View on GitHub

nunchaku

Model finder for higher-order logic

Syntax of Generated Models

The syntax for models is, by default, the native syntax. Alternative syntaxes can be picked with the --output {nunchaku,tptp,sexp} (or, for short, -o) command line option.

Native Syntax (-o nunchaku)

A syntax that is nice on the eyes, and mostly mirrors the input format. For example, this is a model with one type and two constants:

SAT: {
  type a := {$a_0, $a_1}.
  val xs := Cons $a_0 Nil.
  val ys := Cons $a_1 Nil.
}

The output follows the following rules. UNSAT, UNKNOWN, or ERROR is printed if no model is found. If a model is found, it will look like:

SAT: {
  <decl>*
}

where each <decl> is either:

type declaration
of the form type <id> = {<dom_elt>*}., a finite type containing special constants called domain elements that are all distinct. Every term of this type is mapped, in the model, to one of these domain elements. Domain elements are identifiers starting with $.

value definition
of the form val term := term., defines the left-hand side term to be equal to the right-hand side term.

S-expression based Syntax (-o sexp)

A simple S-expression based syntax for easy parsing by a tool. A model looks like this:

(SAT
 ((type a ($a_0 $a_1))
  (val ys (Cons $a_1 Nil))
  (val xs (Cons $a_0 Nil))))

So it is isomorphic to the native syntax but uses S-expressions everywhere. The exact formatting of terms in S-expressions should look roughly like TIP but is not yet documented.

TPTP syntax (-o tptp)

Loosely based on http://www.cs.miami.edu/~tptp/TPTP/QuickGuide/FiniteInterpretations.html but not thoroughly tested.

Design Issues

Syntax

The current output looks like an S-expression. For CVC4, such an output format makes a lot of sense, because SMT-LIB input is also a list of S-expressions (or something very similar). But for Nunchaku, this feels outlandish. Something like

val elem := {@elem_1, @elem_2}.

for uninterpreted types and

val append := fun ($xs : list). fun ($ys : list). blah_blah.

for terms would feel more natural (and wouldn’t be harded to parse). You could even go further and really use the input syntax, e.g.

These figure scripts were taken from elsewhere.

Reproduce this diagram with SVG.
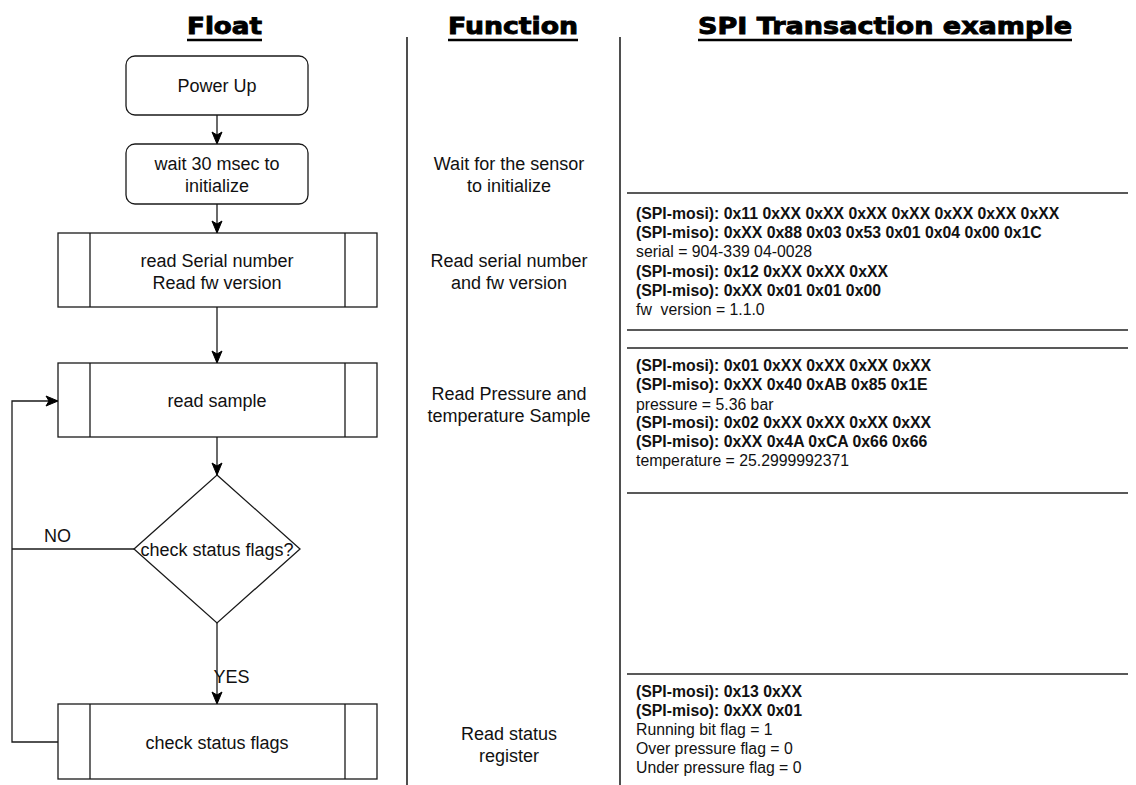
<svg xmlns="http://www.w3.org/2000/svg" width="1136" height="785" viewBox="0 0 1136 785">
<style>
.box{fill:#fff;stroke:#1a1a1a;stroke-width:1.3}
.ln{fill:none;stroke:#1a1a1a;stroke-width:1.3}
.sep{fill:none;stroke:#222;stroke-width:1.6}
.t{font-family:"Liberation Sans",Arial,sans-serif;font-size:18px;fill:#111;text-anchor:middle}
.h{font-family:"DejaVu Sans","Liberation Sans",sans-serif;font-weight:bold;font-size:23px;fill:#000;stroke:#000;stroke-width:0.9;text-anchor:middle}
.s{font-family:"Liberation Sans",Arial,sans-serif;font-size:15.8px;fill:#111}
.b{font-weight:bold}
</style>
<defs>
<marker id="arr" markerUnits="userSpaceOnUse" markerWidth="14" markerHeight="14" viewBox="0 0 14 14" refX="13" refY="7" orient="auto">
<path d="M1,2 L13,7 L1,12 L4,7 Z" fill="#000" stroke="#000" stroke-width="1"/>
</marker>
</defs>
<rect width="1136" height="785" fill="#fff"/>

<g id="headers">
<text class="h" x="224.5" y="34" textLength="75" lengthAdjust="spacingAndGlyphs">Float</text>
<line x1="187" y1="40" x2="262" y2="40" stroke="#000" stroke-width="2.4"/>
<text class="h" x="513" y="34" textLength="130" lengthAdjust="spacingAndGlyphs">Function</text>
<line x1="448" y1="40" x2="578" y2="40" stroke="#000" stroke-width="2.4"/>
<text class="h" x="885" y="34" textLength="374" lengthAdjust="spacingAndGlyphs">SPI Transaction example</text>
<line x1="698" y1="40" x2="1072" y2="40" stroke="#000" stroke-width="2.4"/>
</g>

<g id="separators">
<line class="sep" x1="407" y1="37" x2="407" y2="785"/>
<line class="sep" x1="620" y1="37" x2="620" y2="785"/>
<line class="sep" x1="627" y1="193" x2="1128" y2="193"/>
<line class="sep" x1="627" y1="330" x2="1128" y2="330"/>
<line class="sep" x1="627" y1="348" x2="1128" y2="348"/>
<line class="sep" x1="627" y1="493" x2="1128" y2="493"/>
<line class="sep" x1="627" y1="674" x2="1128" y2="674"/>
</g>

<g id="connectors">
<line class="ln" x1="217" y1="115" x2="217" y2="144" marker-end="url(#arr)"/>
<line class="ln" x1="217" y1="204" x2="217" y2="233" marker-end="url(#arr)"/>
<line class="ln" x1="217" y1="307" x2="217" y2="363" marker-end="url(#arr)"/>
<line class="ln" x1="217" y1="437" x2="217" y2="475" marker-end="url(#arr)"/>
<line class="ln" x1="217" y1="623" x2="217" y2="704" marker-end="url(#arr)"/>
<polyline class="ln" points="134,549 12,549"/>
<polyline class="ln" points="58,742 12,742 12,401 58,401" marker-end="url(#arr)"/>
<text class="t" x="57.5" y="541.5">NO</text>
<text class="t" x="231.5" y="682.5">YES</text>
</g>

<g id="n_powerup">
<rect class="box" x="126" y="56" width="182" height="59" rx="9"/>
<text class="t" x="217" y="91.5">Power Up</text>
</g>
<g id="n_wait">
<rect class="box" x="126" y="144" width="182" height="60" rx="9"/>
<text class="t" x="217" y="169.5">wait 30 msec to</text>
<text class="t" x="217" y="191.5">initialize</text>
</g>
<g id="n_serial">
<rect class="box" x="58" y="233" width="319" height="74"/>
<line class="ln" x1="90" y1="233" x2="90" y2="307"/>
<line class="ln" x1="345" y1="233" x2="345" y2="307"/>
<text class="t" x="217" y="266.5">read Serial number</text>
<text class="t" x="217" y="288.5">Read fw version</text>
</g>
<g id="n_sample">
<rect class="box" x="58" y="363" width="319" height="74"/>
<line class="ln" x1="90" y1="363" x2="90" y2="437"/>
<line class="ln" x1="345" y1="363" x2="345" y2="437"/>
<text class="t" x="217" y="407">read sample</text>
</g>
<g id="n_decision">
<polygon class="box" points="217,475 300,549 217,623 134,549"/>
<text class="t" x="217" y="555.5">check status flags?</text>
</g>
<g id="n_check">
<rect class="box" x="58" y="704" width="319" height="75"/>
<line class="ln" x1="90" y1="704" x2="90" y2="779"/>
<line class="ln" x1="345" y1="704" x2="345" y2="779"/>
<text class="t" x="217" y="749">check status flags</text>
</g>

<g id="function_col">
<text class="t" x="509" y="169.5">Wait for the sensor</text>
<text class="t" x="509" y="191.5">to initialize</text>
<text class="t" x="509" y="266.5">Read serial number</text>
<text class="t" x="509" y="288.5">and fw version</text>
<text class="t" x="509" y="399.5">Read Pressure and</text>
<text class="t" x="509" y="421.5">temperature Sample</text>
<text class="t" x="509" y="739.5">Read status</text>
<text class="t" x="509" y="761.5">register</text>
</g>

<g id="spi_col">
<text class="s b" x="636" y="218.5">(SPI-mosi): 0x11 0xXX 0xXX 0xXX 0xXX 0xXX 0xXX 0xXX</text>
<text class="s b" x="636" y="237.5">(SPI-miso): 0xXX 0x88 0x03 0x53 0x01 0x04 0x00 0x1C</text>
<text class="s" x="636" y="257">serial = 904-339 04-0028</text>
<text class="s b" x="636" y="276.5">(SPI-mosi): 0x12 0xXX 0xXX 0xXX</text>
<text class="s b" x="636" y="295.5">(SPI-miso): 0xXX 0x01 0x01 0x00</text>
<text class="s" x="636" y="314.5" style="white-space:pre">fw  version = 1.1.0</text>

<text class="s b" x="636" y="371">(SPI-mosi): 0x01 0xXX 0xXX 0xXX 0xXX</text>
<text class="s b" x="636" y="390">(SPI-miso): 0xXX 0x40 0xAB 0x85 0x1E</text>
<text class="s" x="636" y="409.5">pressure = 5.36 bar</text>
<text class="s b" x="636" y="428">(SPI-mosi): 0x02 0xXX 0xXX 0xXX 0xXX</text>
<text class="s b" x="636" y="447">(SPI-miso): 0xXX 0x4A 0xCA 0x66 0x66</text>
<text class="s" x="636" y="466">temperature = 25.2999992371</text>

<text class="s b" x="636" y="696.5">(SPI-mosi): 0x13 0xXX</text>
<text class="s b" x="636" y="715.5">(SPI-miso): 0xXX 0x01</text>
<text class="s" x="636" y="735">Running bit flag = 1</text>
<text class="s" x="636" y="754">Over pressure flag = 0</text>
<text class="s" x="636" y="773">Under pressure flag = 0</text>
</g>
</svg>
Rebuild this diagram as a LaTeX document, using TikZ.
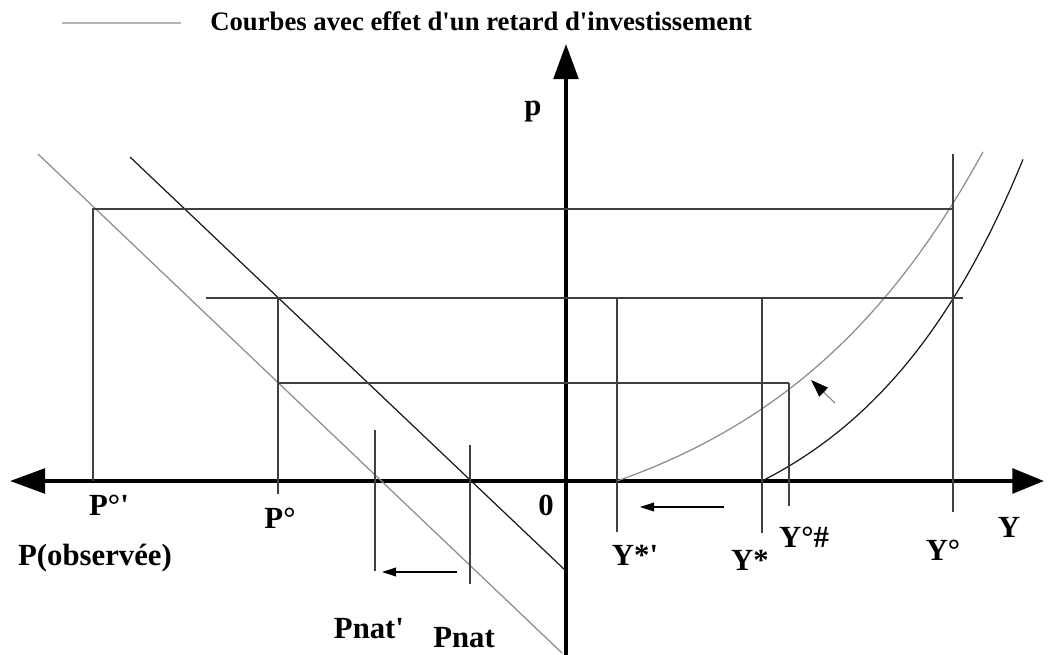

datatype elem = @elem_1 | @elem_2.
rec append : list -> list -> list :=
  append $xs $ys = blah_blah.

(even if “elem” is an uninterpreted type, i.e., “val elem : type” in the input problem, and “append” is specified by something else than “rec”). The advantage of this scheme is that the output syntax is a subset of the input syntax. And one could in principle take the input file, replace the declaration of “elem” and the definition of “append” with the model output, rerun Nunchaku, and get SAT again (modulo little syntactic issues like “?__”, but even there I have some ideas [*]).

Oh, and the types should definitely come before the terms.

[*] In essence, ?could be a special “fail” function, for which a guard ensures that it is never called. (You can think of it as being a function whose alpha type is constrained to be always empty.) This would be useful in other contexts in the input language. I wanted to bring this up at some point. No hurry, but it would be a nice feature. Other possible names for “?” (in the input language) would be “fail” or “abort” or “avoid” or “block” or “bottom”.

Presentation of Functions

Irrespective of the above syntactic decision, a good question is how to present functions. There’s the “if then else” scheme, with equals and conjunctions:

append = fun $xs : list. fun $ys : list.
  if $xs = Cons @uc_a_1 Nil && $ys = Cons @uc_a_0 Nil then
    Cons @uc_a_1 (Cons @uc_a_0 Nil)
  else if $xs = Cons @uc_a_0 Nil && $ys = Cons @uc_a_1 Nil then
    Cons @uc_a_0 (Cons @uc_a_1 Nil)
  else if $xs = Nil && $ys = Cons @uc_a_0 Nil then
    Cons @uc_a_0 Nil
  else if $xs = Nil && $ys = Cons @uc_a_1 Nil then
    Cons @uc_a_1 Nil
  else
    ?__ $xs $ys

Then there’s the ML-style tabular syntax, which has the definite advantage of compactness and readability. Also notice how the unspecified case does not have to be specified explicitly.

append (Cons @uc_a_1 Nil) (Cons @uc_a_0 Nil) = Cons @uc_a_1 (Cons @uc_a_0 Nil)
append (Cons @uc_a_0 Nil) (Cons @uc_a_1 Nil) = Cons @uc_a_0 (Cons @uc_a_1 Nil)
append Nil (Cons @uc_a_0 Nil) = Cons @uc_a_0 Nil
append Nil (Cons @uc_a_1 Nil) = Cons @uc_a_1 Nil

The main disadvantages are:

  1. It does not really scale up to higher-order logic. I.e. at some point, we’ll need to write out functions “(fun $xs. fun $ys. if …)” anyway.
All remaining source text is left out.